Sobre a tutela inibitória e sua aptidão para impedir a continuidade de uma situação negadora do direito ensinam Luiz Guilherme Marinoni e Sérgio Cruz Arenhart:

“A tutela inibitória é essencialmente preventiva, pois é sempre voltada para o futuro, destinando-se a impedir a prática de um ilícito, sua repetição ou continuação. Trata-se de uma forma de tutela jurisdicional imprescindível dentro da sociedade contemporânea, em que multiplicam-se os exemplos de direitos que não podem ser adequadamente tutelados pela velha fórmula do equivalente pecuniário. A tutela inibitória, em outras palavras, é absolutamente necessária para a proteção dos chamados novos direitos. (…) A tutela inibitória não visa apenas a impedir um fazer, ou seja, um ilícito comissivo, mas destina-se a combater qualquer espécie de ilícito, seja ele comissivo ou omissivo. O ilícito, conforme a espécie de obrigação violada, pode ser comissivo ou omissivo, o que abre a oportunidade, por conseqüência, a uma tutela inibitória negativa – que imponha um não fazer – ou uma tutela inibitória positiva – que imponha um fazer”3

De se confirmar por todas essas razões, então, a necessidade de imediata inibição do dano.

V. Pedido

Pelo exposto, nos termos do art. 282, IV, do CPC, é a presente para requerer:

a) a antecipação da tutela para se suspender a eficácia e divulgação do cadastro das autoridades que receberam moção de repúdio ou desagravo elaborado e divulgado pela Ordem dos Advogados do Brasil, Secção São Paulo;

b) a antecipação da tutela para se condenar a OAB-SP na obrigação de não fazer consistente em não publicar lista, rol, relação ou cadastro associado com imputado desrespeito às prerrogativas, faculdades, liberdades ou direitos dos advogados que contenha a indicação de qualquer pessoa que não seja advogado;

c) a antecipação da tutela para se condenar a OAB-SP na obrigação de não fazer consistente em não negar a inscrição em seus quadros ou impedir o exercício da advocacia em razão de condenação ou conclusão de culpa em qualquer procedimento ou ato administrativo da autarquia representado por moções de repúdio ou desagravo ou qualquer tipo de censura em razão de imputado desrespeito às prerrogativas, faculdades, liberdades ou direitos dos advogados;

d) a citação da ré e, ao final,

e) seja declarada a nulidade do Cadastro das Autoridades que receberam Moção de Repúdio ou Desagravo elaborada e divulgada pela Ordem dos Advogados do Brasil, Secção de São Paulo;

f) que seja condenada a OAB-SP na obrigação de não fazer consistente em não publicar lista, rol, relação ou cadastro associado com imputado desrespeito às prerrogativas, faculdades, liberdades ou direitos dos advogados com a indicação de qualquer pessoa que não seja advogado;

g) que seja condenada a OAB-SP na obrigação de não fazer consistente em não negar a inscrição em seus quadros ou impedir o exercício da advocacia em razão de condenação ou conclusão de culpa em qualquer procedimento ou ato administrativo da autarquia representado por moções de repúdio ou desagravo ou qualquer tipo de censura em razão de imputado desrespeito às prerrogativas, faculdades, liberdades ou direitos dos advogados.

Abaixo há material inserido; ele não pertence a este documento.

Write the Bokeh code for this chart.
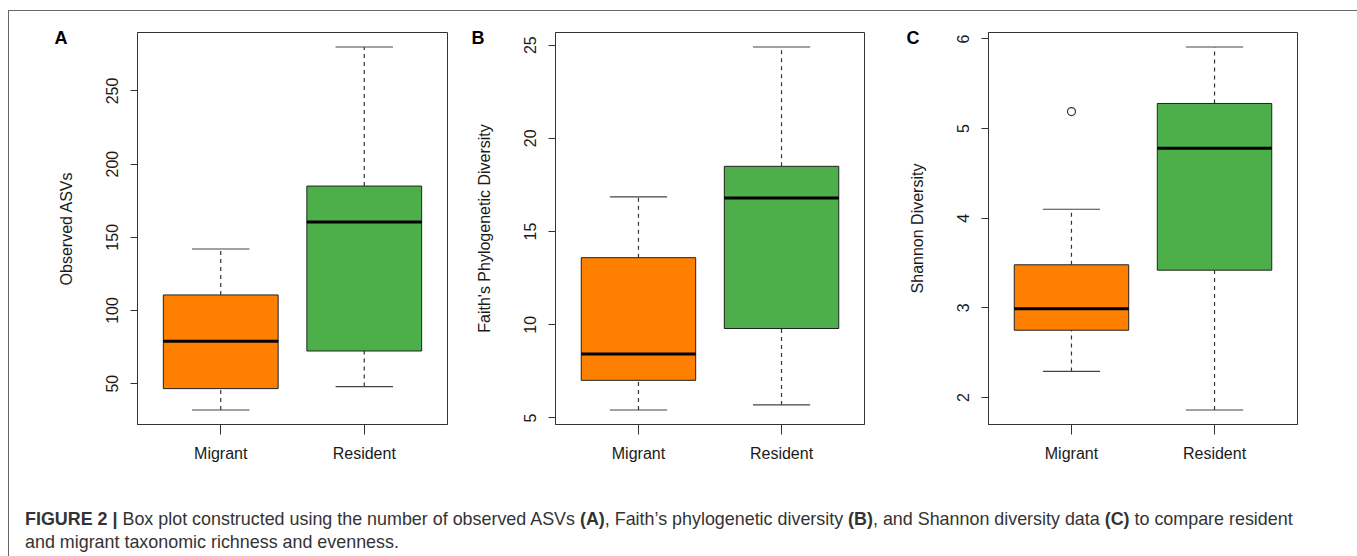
from bokeh.plotting import figure
from bokeh.models import (ColumnDataSource, FactorRange, Range1d, FixedTicker, Title, Div)
from bokeh.layouts import row, column
from bokeh.transform import dodge
from bokeh.embed import file_html
from bokeh.resources import INLINE

categories = ["Migrant", "Resident"]
box_colors = ["#FF7F00", "#4DAF4A"]

# Panel A: Observed ASVs
a_lower = [32, 48]
a_q1 = [46.6, 72.3]
a_median = [79, 160.5]
a_q3 = [110.6, 185]
a_upper = [142, 280]
a_outliers = []
a_ticks = [50, 100, 150, 200, 250]

# Panel B: Faith's Phylogenetic Diversity
b_lower = [5.43, 5.70]
b_q1 = [7.02, 9.8]
b_median = [8.43, 16.8]
b_q3 = [13.6, 18.5]
b_upper = [16.86, 24.9]
b_outliers = []
b_ticks = [5, 10, 15, 20, 25]

# Panel C: Shannon Diversity
c_lower = [2.29, 1.86]
c_q1 = [2.75, 3.42]
c_median = [2.99, 4.78]
c_q3 = [3.48, 5.28]
c_upper = [4.10, 5.91]
c_outliers = [("Migrant", 5.19)]
c_ticks = [2, 3, 4, 5, 6]

FONT = "Liberation Sans"
PAD_FRAC = 0.08  # R-style 4% each side of the category span


def make_panel(letter, ylabel, lower, q1, med, q3, upper, outliers, ticks,
               width, border_left, border_right, letter_dx):
    vals = lower + upper + [o[1] for o in outliers]
    lo, hi = min(vals), max(vals)
    pad = 0.04 * (hi - lo)
    yr = Range1d(lo - pad, hi + pad)
    p = figure(x_range=FactorRange(factors=categories, range_padding=PAD_FRAC,
                                   range_padding_units="percent"),
               y_range=yr,
               width=width, height=468,
               min_border_left=border_left, min_border_right=border_right,
               min_border_top=21, min_border_bottom=55,
               output_backend="svg", toolbar_location=None,
               background_fill_color="white", border_fill_color="white")
    p.xgrid.visible = False
    p.ygrid.visible = False
    p.outline_line_color = "#333333"
    p.outline_line_width = 1

    src = ColumnDataSource(dict(cat=categories, lower=lower, q1=q1, med=med,
                                q3=q3, upper=upper, color=box_colors))
    # whisker stems (dashed)
    p.segment(x0="cat", y0="q3", x1="cat", y1="upper", source=src,
              line_color="#333333", line_width=1.2, line_dash="4 4")
    p.segment(x0="cat", y0="lower", x1="cat", y1="q1", source=src,
              line_color="#333333", line_width=1.2, line_dash="4 4")
    # caps
    for col in ("upper", "lower"):
        p.segment(x0=dodge("cat", -0.2, range=p.x_range), y0=col,
                  x1=dodge("cat", 0.2, range=p.x_range), y1=col, source=src,
                  line_color="#444444", line_width=1.2)
    # boxes
    p.vbar(x="cat", top="q3", bottom="q1", width=0.8, source=src,
           fill_color="color", line_color="#222222", line_width=1)
    # medians
    p.segment(x0=dodge("cat", -0.4, range=p.x_range), y0="med",
              x1=dodge("cat", 0.4, range=p.x_range), y1="med", source=src,
              line_color="black", line_width=3)
    if outliers:
        osrc = ColumnDataSource(dict(cat=[o[0] for o in outliers],
                                     val=[o[1] for o in outliers]))
        p.scatter(x="cat", y="val", source=osrc, marker="circle", size=8,
                  fill_color=None, line_color="#333333", line_width=1.2)

    # axes
    p.yaxis.ticker = FixedTicker(ticks=ticks)
    p.yaxis.minor_tick_line_color = None
    p.yaxis.major_tick_in = 0
    p.yaxis.major_tick_out = 7
    p.yaxis.major_label_orientation = "vertical"
    p.yaxis.major_label_standoff = 12
    p.yaxis.axis_label = ylabel
    p.yaxis.axis_label_standoff = 29
    p.xaxis.major_tick_in = 0
    p.xaxis.major_tick_out = 10
    p.xaxis.major_label_standoff = 10
    for ax in (p.xaxis[0], p.yaxis[0]):
        ax.axis_line_color = "#333333"
        ax.major_tick_line_color = "#333333"
        ax.major_label_text_font = FONT
        ax.major_label_text_font_size = "16px"
        ax.major_label_text_color = "#1a1a1a"
        ax.axis_label_text_font = FONT
        ax.axis_label_text_font_size = "16px"
        ax.axis_label_text_font_style = "normal"
        ax.axis_label_text_color = "#1a1a1a"

    # panel letter as a left-aligned title, pulled left of and down into the frame's top edge
    p.title = Title(text=letter, align="left", vertical_align="bottom",
                    offset=letter_dx, standoff=-30, text_font=FONT,
                    text_font_size="18px", text_font_style="bold",
                    text_color="black")
    return p


pA = make_panel("A", "Observed ASVs", a_lower, a_q1, a_median, a_q3, a_upper,
                a_outliers, a_ticks, 446, 128, 8, -83)
pB = make_panel("B", "Faith's Phylogenetic Diversity", b_lower, b_q1, b_median,
                b_q3, b_upper, b_outliers, b_ticks, 435, 100, 26, -84)
pC = make_panel("C", "Shannon Diversity", c_lower, c_q1, c_median, c_q3,
                c_upper, c_outliers, c_ticks, 465, 98, 58, -82)

caption_html = ("<b>FIGURE 2 |</b> Box plot constructed using the number of observed ASVs "
                "<b>(A)</b>, Faith\u2019s phylogenetic diversity <b>(B)</b>, and Shannon "
                "diversity data <b>(C)</b> to compare resident<br>"
                "and migrant taxonomic richness and evenness.")
cap = Div(text=caption_html, width=1346, height=76,
          styles={"font-family": "'Liberation Sans', Arial, sans-serif",
                  "font-size": "17.9px", "line-height": "23px", "color": "#333333",
                  "padding-left": "11px", "padding-top": "24px",
                  "white-space": "nowrap", "box-sizing": "border-box"})

layout = column(row(pA, pB, pC), cap,
                styles={"border-left": "1px solid #666666",
                        "border-right": "1px solid #666666",
                        "border-top": "1px solid #666666",
                        "margin-top": "10px", "margin-left": "8px"})

open("out.html", "w").write(file_html(layout, INLINE))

Provará o alegado por todos os meios em direito admitidos.

Dá-se a causa o valor de R$ 1.000,00.

São Paulo, 22 de novembro de 2006.

Márcio Schusterschitz da Silva Araújo

Procurador da República

Notas de Rodapé

1 — De se observar que o ponto é trazido apenas enquanto causa de pedir para a nulidade da lista composta pela OAB sem já se avançar aqui nas possíveis pretensões individuais das pessoas ofendidas em sua honra em face da autarquia federal.

2 — Ademais, não fosse assim, não é a OAB a arena para a consideração de tanto.

3 — Manual do Processo de Conhecimento, Editora Revista dos Tribunais, p. 454 e 456.